- TASK INSTRUCTIONS -
Transcribe each line of the material as it is, and drop any picture.

- DATASET CONTENT -
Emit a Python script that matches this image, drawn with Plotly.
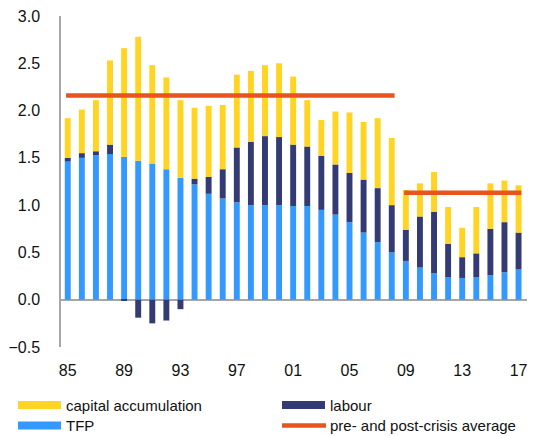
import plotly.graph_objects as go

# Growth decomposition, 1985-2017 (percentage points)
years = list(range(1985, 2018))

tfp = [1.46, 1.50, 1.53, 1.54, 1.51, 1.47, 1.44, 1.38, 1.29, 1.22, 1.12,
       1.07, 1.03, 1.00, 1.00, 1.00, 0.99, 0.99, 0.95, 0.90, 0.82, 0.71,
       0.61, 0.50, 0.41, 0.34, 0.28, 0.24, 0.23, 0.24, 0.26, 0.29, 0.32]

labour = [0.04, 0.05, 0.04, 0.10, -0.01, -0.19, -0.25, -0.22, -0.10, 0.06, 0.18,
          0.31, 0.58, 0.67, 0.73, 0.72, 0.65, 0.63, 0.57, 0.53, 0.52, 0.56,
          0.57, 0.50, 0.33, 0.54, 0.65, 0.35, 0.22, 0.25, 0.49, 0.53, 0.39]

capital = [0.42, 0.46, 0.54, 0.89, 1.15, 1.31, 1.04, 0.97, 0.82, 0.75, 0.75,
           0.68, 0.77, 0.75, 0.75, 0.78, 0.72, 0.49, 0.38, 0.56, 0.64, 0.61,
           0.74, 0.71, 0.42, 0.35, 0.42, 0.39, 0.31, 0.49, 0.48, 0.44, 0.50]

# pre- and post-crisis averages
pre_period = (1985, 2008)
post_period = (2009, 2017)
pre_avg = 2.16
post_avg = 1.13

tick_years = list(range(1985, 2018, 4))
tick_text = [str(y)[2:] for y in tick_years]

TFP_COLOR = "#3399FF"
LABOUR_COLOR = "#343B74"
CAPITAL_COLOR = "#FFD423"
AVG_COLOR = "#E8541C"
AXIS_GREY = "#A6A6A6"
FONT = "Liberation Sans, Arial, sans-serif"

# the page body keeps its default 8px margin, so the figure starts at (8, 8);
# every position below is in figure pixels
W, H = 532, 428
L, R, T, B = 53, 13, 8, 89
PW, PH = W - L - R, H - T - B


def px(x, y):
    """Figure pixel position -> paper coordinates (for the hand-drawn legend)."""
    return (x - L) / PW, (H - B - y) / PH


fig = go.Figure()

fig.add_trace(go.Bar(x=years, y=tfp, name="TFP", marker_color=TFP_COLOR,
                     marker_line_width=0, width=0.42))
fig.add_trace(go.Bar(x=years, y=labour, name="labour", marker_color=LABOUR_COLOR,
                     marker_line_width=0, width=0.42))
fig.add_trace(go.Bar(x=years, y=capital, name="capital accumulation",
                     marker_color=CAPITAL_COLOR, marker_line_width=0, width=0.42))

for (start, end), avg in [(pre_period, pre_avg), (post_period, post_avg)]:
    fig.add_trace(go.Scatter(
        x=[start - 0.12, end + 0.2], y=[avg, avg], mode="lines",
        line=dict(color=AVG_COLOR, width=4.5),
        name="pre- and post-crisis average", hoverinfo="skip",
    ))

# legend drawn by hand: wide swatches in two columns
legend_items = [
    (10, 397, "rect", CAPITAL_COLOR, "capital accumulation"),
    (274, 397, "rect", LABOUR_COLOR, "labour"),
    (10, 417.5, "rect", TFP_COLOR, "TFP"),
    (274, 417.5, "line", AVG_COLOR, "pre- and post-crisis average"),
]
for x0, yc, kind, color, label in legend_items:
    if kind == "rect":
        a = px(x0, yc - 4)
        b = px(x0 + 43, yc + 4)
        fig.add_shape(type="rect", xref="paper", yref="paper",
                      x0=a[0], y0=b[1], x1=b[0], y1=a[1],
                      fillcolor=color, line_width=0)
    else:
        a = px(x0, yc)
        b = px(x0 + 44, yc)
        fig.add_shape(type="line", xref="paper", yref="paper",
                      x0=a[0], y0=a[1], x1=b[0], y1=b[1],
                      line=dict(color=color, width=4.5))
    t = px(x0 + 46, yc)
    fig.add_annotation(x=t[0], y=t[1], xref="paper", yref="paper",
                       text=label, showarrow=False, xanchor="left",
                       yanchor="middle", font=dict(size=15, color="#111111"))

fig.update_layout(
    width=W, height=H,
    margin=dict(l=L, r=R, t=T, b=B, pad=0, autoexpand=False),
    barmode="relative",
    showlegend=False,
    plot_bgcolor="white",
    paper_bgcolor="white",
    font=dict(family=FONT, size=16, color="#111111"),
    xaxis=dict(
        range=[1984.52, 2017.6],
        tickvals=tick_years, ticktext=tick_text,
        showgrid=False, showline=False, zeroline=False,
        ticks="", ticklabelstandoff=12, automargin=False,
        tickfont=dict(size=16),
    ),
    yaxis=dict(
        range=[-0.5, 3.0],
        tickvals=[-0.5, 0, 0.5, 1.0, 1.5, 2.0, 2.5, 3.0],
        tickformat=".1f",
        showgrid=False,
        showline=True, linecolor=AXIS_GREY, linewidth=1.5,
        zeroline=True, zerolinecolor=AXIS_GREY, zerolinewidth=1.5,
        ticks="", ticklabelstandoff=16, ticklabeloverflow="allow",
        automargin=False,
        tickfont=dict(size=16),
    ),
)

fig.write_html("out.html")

- SOLUTION -
Emit a Python script that matches this image, drawn with Plotly.
import plotly.graph_objects as go

# Growth decomposition, 1985-2017 (percentage points)
years = list(range(1985, 2018))

tfp = [1.46, 1.50, 1.53, 1.54, 1.51, 1.47, 1.44, 1.38, 1.29, 1.22, 1.12,
       1.07, 1.03, 1.00, 1.00, 1.00, 0.99, 0.99, 0.95, 0.90, 0.82, 0.71,
       0.61, 0.50, 0.41, 0.34, 0.28, 0.24, 0.23, 0.24, 0.26, 0.29, 0.32]

labour = [0.04, 0.05, 0.04, 0.10, -0.01, -0.19, -0.25, -0.22, -0.10, 0.06, 0.18,
          0.31, 0.58, 0.67, 0.73, 0.72, 0.65, 0.63, 0.57, 0.53, 0.52, 0.56,
          0.57, 0.50, 0.33, 0.54, 0.65, 0.35, 0.22, 0.25, 0.49, 0.53, 0.39]

capital = [0.42, 0.46, 0.54, 0.89, 1.15, 1.31, 1.04, 0.97, 0.82, 0.75, 0.75,
           0.68, 0.77, 0.75, 0.75, 0.78, 0.72, 0.49, 0.38, 0.56, 0.64, 0.61,
           0.74, 0.71, 0.42, 0.35, 0.42, 0.39, 0.31, 0.49, 0.48, 0.44, 0.50]

# pre- and post-crisis averages
pre_period = (1985, 2008)
post_period = (2009, 2017)
pre_avg = 2.16
post_avg = 1.13

tick_years = list(range(1985, 2018, 4))
tick_text = [str(y)[2:] for y in tick_years]

TFP_COLOR = "#3399FF"
LABOUR_COLOR = "#343B74"
CAPITAL_COLOR = "#FFD423"
AVG_COLOR = "#E8541C"
AXIS_GREY = "#A6A6A6"
FONT = "Liberation Sans, Arial, sans-serif"

# the page body keeps its default 8px margin, so the figure starts at (8, 8);
# every position below is in figure pixels
W, H = 532, 428
L, R, T, B = 53, 13, 8, 89
PW, PH = W - L - R, H - T - B


def px(x, y):
    """Figure pixel position -> paper coordinates (for the hand-drawn legend)."""
    return (x - L) / PW, (H - B - y) / PH


fig = go.Figure()

fig.add_trace(go.Bar(x=years, y=tfp, name="TFP", marker_color=TFP_COLOR,
                     marker_line_width=0, width=0.42))
fig.add_trace(go.Bar(x=years, y=labour, name="labour", marker_color=LABOUR_COLOR,
                     marker_line_width=0, width=0.42))
fig.add_trace(go.Bar(x=years, y=capital, name="capital accumulation",
                     marker_color=CAPITAL_COLOR, marker_line_width=0, width=0.42))

for (start, end), avg in [(pre_period, pre_avg), (post_period, post_avg)]:
    fig.add_trace(go.Scatter(
        x=[start - 0.12, end + 0.2], y=[avg, avg], mode="lines",
        line=dict(color=AVG_COLOR, width=4.5),
        name="pre- and post-crisis average", hoverinfo="skip",
    ))

# legend drawn by hand: wide swatches in two columns
legend_items = [
    (10, 397, "rect", CAPITAL_COLOR, "capital accumulation"),
    (274, 397, "rect", LABOUR_COLOR, "labour"),
    (10, 417.5, "rect", TFP_COLOR, "TFP"),
    (274, 417.5, "line", AVG_COLOR, "pre- and post-crisis average"),
]
for x0, yc, kind, color, label in legend_items:
    if kind == "rect":
        a = px(x0, yc - 4)
        b = px(x0 + 43, yc + 4)
        fig.add_shape(type="rect", xref="paper", yref="paper",
                      x0=a[0], y0=b[1], x1=b[0], y1=a[1],
                      fillcolor=color, line_width=0)
    else:
        a = px(x0, yc)
        b = px(x0 + 44, yc)
        fig.add_shape(type="line", xref="paper", yref="paper",
                      x0=a[0], y0=a[1], x1=b[0], y1=b[1],
                      line=dict(color=color, width=4.5))
    t = px(x0 + 46, yc)
    fig.add_annotation(x=t[0], y=t[1], xref="paper", yref="paper",
                       text=label, showarrow=False, xanchor="left",
                       yanchor="middle", font=dict(size=15, color="#111111"))

fig.update_layout(
    width=W, height=H,
    margin=dict(l=L, r=R, t=T, b=B, pad=0, autoexpand=False),
    barmode="relative",
    showlegend=False,
    plot_bgcolor="white",
    paper_bgcolor="white",
    font=dict(family=FONT, size=16, color="#111111"),
    xaxis=dict(
        range=[1984.52, 2017.6],
        tickvals=tick_years, ticktext=tick_text,
        showgrid=False, showline=False, zeroline=False,
        ticks="", ticklabelstandoff=12, automargin=False,
        tickfont=dict(size=16),
    ),
    yaxis=dict(
        range=[-0.5, 3.0],
        tickvals=[-0.5, 0, 0.5, 1.0, 1.5, 2.0, 2.5, 3.0],
        tickformat=".1f",
        showgrid=False,
        showline=True, linecolor=AXIS_GREY, linewidth=1.5,
        zeroline=True, zerolinecolor=AXIS_GREY, zerolinewidth=1.5,
        ticks="", ticklabelstandoff=16, ticklabeloverflow="allow",
        automargin=False,
        tickfont=dict(size=16),
    ),
)

fig.write_html("out.html")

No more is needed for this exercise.